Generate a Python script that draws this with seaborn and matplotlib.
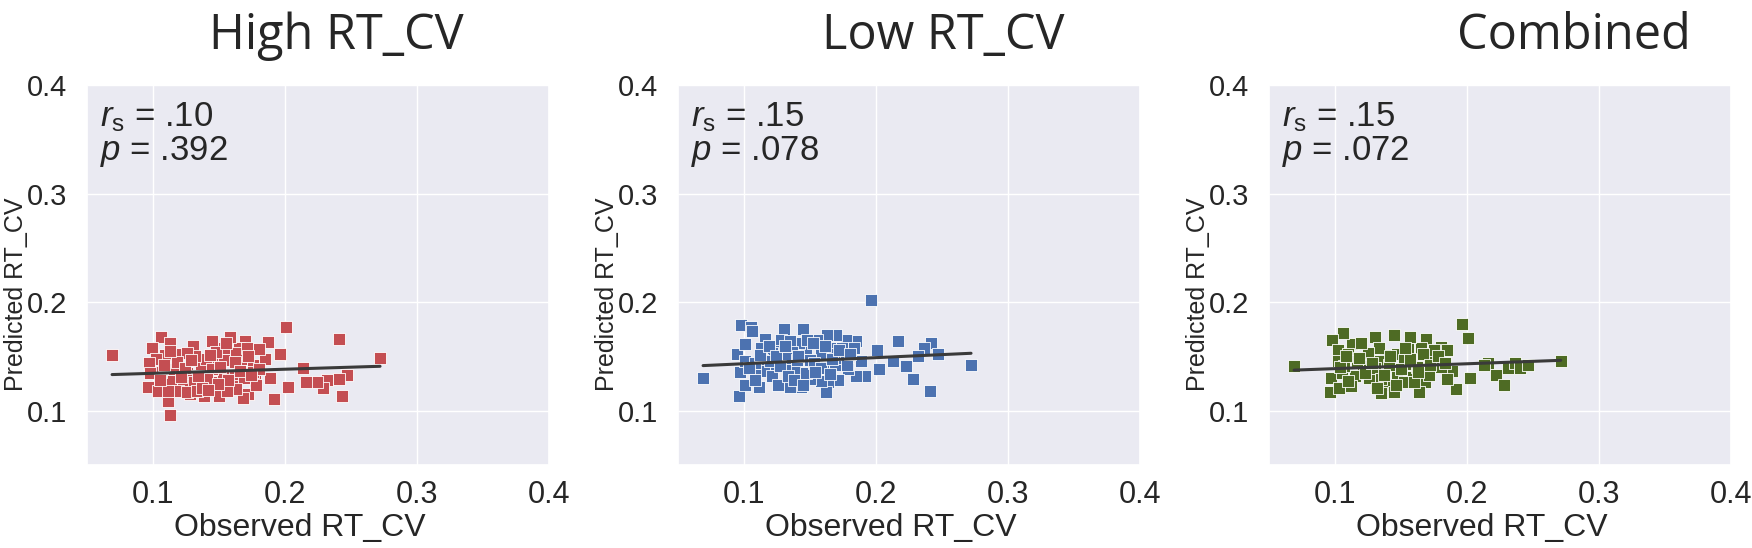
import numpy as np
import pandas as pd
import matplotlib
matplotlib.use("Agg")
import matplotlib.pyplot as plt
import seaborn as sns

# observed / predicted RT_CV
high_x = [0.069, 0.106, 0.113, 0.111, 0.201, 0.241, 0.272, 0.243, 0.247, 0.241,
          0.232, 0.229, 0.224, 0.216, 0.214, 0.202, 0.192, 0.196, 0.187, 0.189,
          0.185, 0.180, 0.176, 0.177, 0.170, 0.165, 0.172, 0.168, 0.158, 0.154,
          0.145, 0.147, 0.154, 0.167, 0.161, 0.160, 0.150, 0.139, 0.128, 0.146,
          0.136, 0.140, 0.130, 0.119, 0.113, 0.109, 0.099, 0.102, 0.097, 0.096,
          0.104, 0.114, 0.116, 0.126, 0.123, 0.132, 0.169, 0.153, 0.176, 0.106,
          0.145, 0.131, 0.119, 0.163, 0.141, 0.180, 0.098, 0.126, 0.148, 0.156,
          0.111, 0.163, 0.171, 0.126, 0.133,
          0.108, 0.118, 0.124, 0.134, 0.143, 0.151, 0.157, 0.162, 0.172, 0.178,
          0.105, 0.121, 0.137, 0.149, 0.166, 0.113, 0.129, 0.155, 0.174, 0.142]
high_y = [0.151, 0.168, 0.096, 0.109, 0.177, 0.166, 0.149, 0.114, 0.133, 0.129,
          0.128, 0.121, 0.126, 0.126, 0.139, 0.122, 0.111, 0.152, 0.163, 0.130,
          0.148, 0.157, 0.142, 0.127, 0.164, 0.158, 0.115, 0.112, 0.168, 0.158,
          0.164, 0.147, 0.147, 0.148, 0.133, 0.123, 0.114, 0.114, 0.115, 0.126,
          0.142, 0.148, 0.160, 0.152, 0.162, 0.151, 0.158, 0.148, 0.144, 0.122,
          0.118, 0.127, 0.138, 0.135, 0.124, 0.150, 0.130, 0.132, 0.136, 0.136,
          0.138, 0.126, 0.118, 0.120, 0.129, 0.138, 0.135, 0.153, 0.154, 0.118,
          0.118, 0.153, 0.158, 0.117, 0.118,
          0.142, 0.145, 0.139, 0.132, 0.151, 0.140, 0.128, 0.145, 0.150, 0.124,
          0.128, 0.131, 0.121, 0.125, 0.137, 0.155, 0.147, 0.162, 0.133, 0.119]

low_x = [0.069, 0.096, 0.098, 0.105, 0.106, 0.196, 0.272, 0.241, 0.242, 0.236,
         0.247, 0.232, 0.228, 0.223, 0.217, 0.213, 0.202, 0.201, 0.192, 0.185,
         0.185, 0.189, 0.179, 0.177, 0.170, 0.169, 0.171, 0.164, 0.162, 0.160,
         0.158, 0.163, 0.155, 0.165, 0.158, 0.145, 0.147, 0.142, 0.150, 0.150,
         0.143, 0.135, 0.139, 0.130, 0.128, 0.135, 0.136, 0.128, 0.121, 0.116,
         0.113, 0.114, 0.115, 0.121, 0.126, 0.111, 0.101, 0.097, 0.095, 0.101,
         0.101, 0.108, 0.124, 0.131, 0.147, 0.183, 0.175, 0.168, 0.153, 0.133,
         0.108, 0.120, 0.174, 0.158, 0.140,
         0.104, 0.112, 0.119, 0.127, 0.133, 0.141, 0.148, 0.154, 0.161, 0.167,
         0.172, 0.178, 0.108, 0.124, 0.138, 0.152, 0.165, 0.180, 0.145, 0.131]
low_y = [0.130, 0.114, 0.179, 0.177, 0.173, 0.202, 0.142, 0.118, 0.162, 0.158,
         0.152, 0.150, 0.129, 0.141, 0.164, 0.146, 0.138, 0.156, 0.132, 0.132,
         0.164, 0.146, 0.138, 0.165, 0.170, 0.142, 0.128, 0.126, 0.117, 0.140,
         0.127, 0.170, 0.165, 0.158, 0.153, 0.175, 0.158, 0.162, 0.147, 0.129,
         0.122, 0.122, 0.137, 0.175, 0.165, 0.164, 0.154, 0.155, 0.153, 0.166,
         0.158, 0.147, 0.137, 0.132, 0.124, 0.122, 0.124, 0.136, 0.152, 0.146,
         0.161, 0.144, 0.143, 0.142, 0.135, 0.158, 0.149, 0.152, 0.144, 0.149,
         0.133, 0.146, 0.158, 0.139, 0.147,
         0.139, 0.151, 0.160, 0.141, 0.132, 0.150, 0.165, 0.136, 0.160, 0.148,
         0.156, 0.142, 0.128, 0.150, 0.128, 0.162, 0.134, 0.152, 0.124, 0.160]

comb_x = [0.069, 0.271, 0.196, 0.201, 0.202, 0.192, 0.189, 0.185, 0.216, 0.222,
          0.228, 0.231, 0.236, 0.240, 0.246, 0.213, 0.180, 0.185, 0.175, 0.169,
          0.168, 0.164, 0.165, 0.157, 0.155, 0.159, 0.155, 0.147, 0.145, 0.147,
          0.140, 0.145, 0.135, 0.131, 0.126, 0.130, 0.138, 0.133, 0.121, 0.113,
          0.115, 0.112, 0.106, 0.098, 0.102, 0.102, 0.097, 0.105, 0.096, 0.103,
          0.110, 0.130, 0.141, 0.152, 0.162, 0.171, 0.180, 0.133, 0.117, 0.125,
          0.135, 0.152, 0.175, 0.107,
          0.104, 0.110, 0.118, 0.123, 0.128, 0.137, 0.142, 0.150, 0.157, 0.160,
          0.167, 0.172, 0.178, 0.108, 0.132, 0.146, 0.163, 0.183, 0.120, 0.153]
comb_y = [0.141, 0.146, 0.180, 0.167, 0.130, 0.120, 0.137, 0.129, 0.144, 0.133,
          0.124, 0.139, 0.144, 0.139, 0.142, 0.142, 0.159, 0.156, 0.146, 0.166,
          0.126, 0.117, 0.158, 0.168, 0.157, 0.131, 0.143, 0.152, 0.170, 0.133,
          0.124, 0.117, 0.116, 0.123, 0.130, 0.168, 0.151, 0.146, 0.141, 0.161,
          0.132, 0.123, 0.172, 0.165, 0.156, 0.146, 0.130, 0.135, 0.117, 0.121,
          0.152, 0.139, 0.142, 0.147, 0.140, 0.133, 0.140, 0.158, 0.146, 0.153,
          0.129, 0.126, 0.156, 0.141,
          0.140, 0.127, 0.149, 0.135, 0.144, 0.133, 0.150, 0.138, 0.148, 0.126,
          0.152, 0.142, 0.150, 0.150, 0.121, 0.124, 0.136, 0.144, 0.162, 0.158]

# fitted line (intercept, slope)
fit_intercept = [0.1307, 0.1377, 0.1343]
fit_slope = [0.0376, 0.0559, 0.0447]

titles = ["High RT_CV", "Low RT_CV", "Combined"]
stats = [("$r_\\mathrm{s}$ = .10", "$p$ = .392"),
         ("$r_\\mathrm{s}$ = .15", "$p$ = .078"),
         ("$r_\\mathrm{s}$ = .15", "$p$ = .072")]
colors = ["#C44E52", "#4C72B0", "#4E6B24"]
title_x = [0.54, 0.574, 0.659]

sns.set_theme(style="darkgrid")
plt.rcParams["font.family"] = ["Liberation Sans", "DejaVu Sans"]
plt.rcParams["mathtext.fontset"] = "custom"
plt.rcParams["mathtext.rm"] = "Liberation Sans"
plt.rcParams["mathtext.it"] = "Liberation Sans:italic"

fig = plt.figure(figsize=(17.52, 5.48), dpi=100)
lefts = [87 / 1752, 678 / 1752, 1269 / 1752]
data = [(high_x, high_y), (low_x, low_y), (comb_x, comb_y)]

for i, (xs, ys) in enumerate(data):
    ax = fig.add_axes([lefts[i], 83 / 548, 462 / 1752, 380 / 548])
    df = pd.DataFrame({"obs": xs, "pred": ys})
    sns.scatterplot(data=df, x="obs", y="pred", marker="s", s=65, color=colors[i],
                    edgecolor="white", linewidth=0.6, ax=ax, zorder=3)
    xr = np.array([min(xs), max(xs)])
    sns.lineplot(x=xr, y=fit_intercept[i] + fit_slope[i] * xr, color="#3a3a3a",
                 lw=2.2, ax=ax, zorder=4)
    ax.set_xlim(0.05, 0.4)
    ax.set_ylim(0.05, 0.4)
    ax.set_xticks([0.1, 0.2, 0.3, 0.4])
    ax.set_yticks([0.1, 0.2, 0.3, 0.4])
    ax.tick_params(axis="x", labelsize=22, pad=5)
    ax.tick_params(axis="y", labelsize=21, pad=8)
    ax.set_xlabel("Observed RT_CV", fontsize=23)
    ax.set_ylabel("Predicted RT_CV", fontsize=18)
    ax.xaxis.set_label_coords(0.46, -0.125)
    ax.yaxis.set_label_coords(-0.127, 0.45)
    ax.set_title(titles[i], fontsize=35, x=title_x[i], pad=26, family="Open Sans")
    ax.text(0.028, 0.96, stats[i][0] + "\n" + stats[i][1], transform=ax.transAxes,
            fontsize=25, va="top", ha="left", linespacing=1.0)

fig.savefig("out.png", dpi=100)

···

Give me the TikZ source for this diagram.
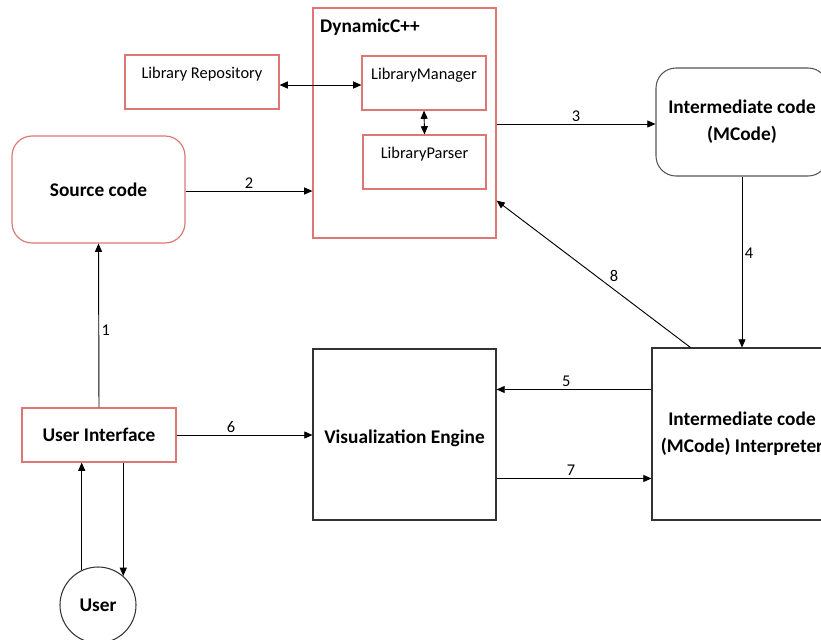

···

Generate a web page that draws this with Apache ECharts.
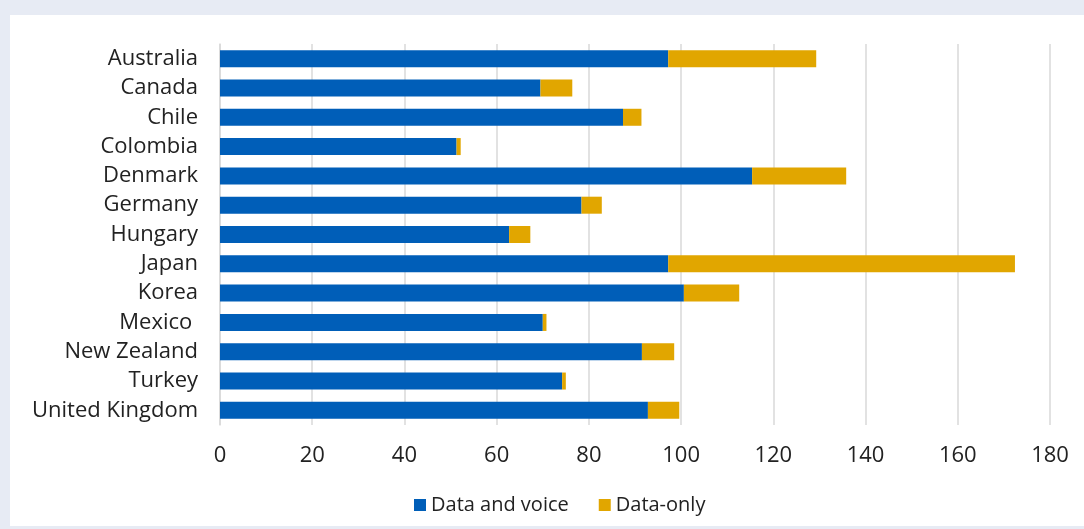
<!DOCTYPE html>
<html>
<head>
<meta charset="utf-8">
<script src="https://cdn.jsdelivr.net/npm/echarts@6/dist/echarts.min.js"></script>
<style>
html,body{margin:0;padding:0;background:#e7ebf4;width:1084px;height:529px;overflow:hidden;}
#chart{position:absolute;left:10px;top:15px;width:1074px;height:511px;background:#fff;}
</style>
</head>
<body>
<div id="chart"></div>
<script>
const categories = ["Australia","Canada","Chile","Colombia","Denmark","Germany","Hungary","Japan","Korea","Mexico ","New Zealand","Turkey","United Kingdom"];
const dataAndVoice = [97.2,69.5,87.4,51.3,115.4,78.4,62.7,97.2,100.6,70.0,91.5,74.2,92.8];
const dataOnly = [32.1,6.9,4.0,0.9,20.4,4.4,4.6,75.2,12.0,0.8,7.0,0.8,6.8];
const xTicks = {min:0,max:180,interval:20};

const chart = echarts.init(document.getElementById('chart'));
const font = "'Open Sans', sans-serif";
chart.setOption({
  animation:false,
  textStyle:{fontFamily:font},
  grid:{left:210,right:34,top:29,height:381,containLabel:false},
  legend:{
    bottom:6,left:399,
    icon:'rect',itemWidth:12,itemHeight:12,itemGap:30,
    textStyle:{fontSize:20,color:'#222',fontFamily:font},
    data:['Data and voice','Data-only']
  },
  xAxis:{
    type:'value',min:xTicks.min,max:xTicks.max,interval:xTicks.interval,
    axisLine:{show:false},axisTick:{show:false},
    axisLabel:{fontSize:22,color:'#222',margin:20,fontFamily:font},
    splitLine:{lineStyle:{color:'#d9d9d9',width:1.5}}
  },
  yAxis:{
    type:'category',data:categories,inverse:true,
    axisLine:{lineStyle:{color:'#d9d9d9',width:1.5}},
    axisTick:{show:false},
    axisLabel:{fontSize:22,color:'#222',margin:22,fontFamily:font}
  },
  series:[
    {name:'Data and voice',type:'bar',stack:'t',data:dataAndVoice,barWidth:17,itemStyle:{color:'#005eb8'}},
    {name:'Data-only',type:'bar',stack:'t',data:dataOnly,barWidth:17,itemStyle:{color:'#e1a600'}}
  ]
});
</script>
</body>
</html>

···

» What is expected: Begin with the line that contains "Generate a Python" and end with the line that contains "0.162, 0.133, 0.119]"; write out both and all lines between exactly, but no pictures.

» Finished task:
Generate a Python script that draws this with seaborn and matplotlib.
import numpy as np
import pandas as pd
import matplotlib
matplotlib.use("Agg")
import matplotlib.pyplot as plt
import seaborn as sns

# observed / predicted RT_CV
high_x = [0.069, 0.106, 0.113, 0.111, 0.201, 0.241, 0.272, 0.243, 0.247, 0.241,
          0.232, 0.229, 0.224, 0.216, 0.214, 0.202, 0.192, 0.196, 0.187, 0.189,
          0.185, 0.180, 0.176, 0.177, 0.170, 0.165, 0.172, 0.168, 0.158, 0.154,
          0.145, 0.147, 0.154, 0.167, 0.161, 0.160, 0.150, 0.139, 0.128, 0.146,
          0.136, 0.140, 0.130, 0.119, 0.113, 0.109, 0.099, 0.102, 0.097, 0.096,
          0.104, 0.114, 0.116, 0.126, 0.123, 0.132, 0.169, 0.153, 0.176, 0.106,
          0.145, 0.131, 0.119, 0.163, 0.141, 0.180, 0.098, 0.126, 0.148, 0.156,
          0.111, 0.163, 0.171, 0.126, 0.133,
          0.108, 0.118, 0.124, 0.134, 0.143, 0.151, 0.157, 0.162, 0.172, 0.178,
          0.105, 0.121, 0.137, 0.149, 0.166, 0.113, 0.129, 0.155, 0.174, 0.142]
high_y = [0.151, 0.168, 0.096, 0.109, 0.177, 0.166, 0.149, 0.114, 0.133, 0.129,
          0.128, 0.121, 0.126, 0.126, 0.139, 0.122, 0.111, 0.152, 0.163, 0.130,
          0.148, 0.157, 0.142, 0.127, 0.164, 0.158, 0.115, 0.112, 0.168, 0.158,
          0.164, 0.147, 0.147, 0.148, 0.133, 0.123, 0.114, 0.114, 0.115, 0.126,
          0.142, 0.148, 0.160, 0.152, 0.162, 0.151, 0.158, 0.148, 0.144, 0.122,
          0.118, 0.127, 0.138, 0.135, 0.124, 0.150, 0.130, 0.132, 0.136, 0.136,
          0.138, 0.126, 0.118, 0.120, 0.129, 0.138, 0.135, 0.153, 0.154, 0.118,
          0.118, 0.153, 0.158, 0.117, 0.118,
          0.142, 0.145, 0.139, 0.132, 0.151, 0.140, 0.128, 0.145, 0.150, 0.124,
          0.128, 0.131, 0.121, 0.125, 0.137, 0.155, 0.147, 0.162, 0.133, 0.119]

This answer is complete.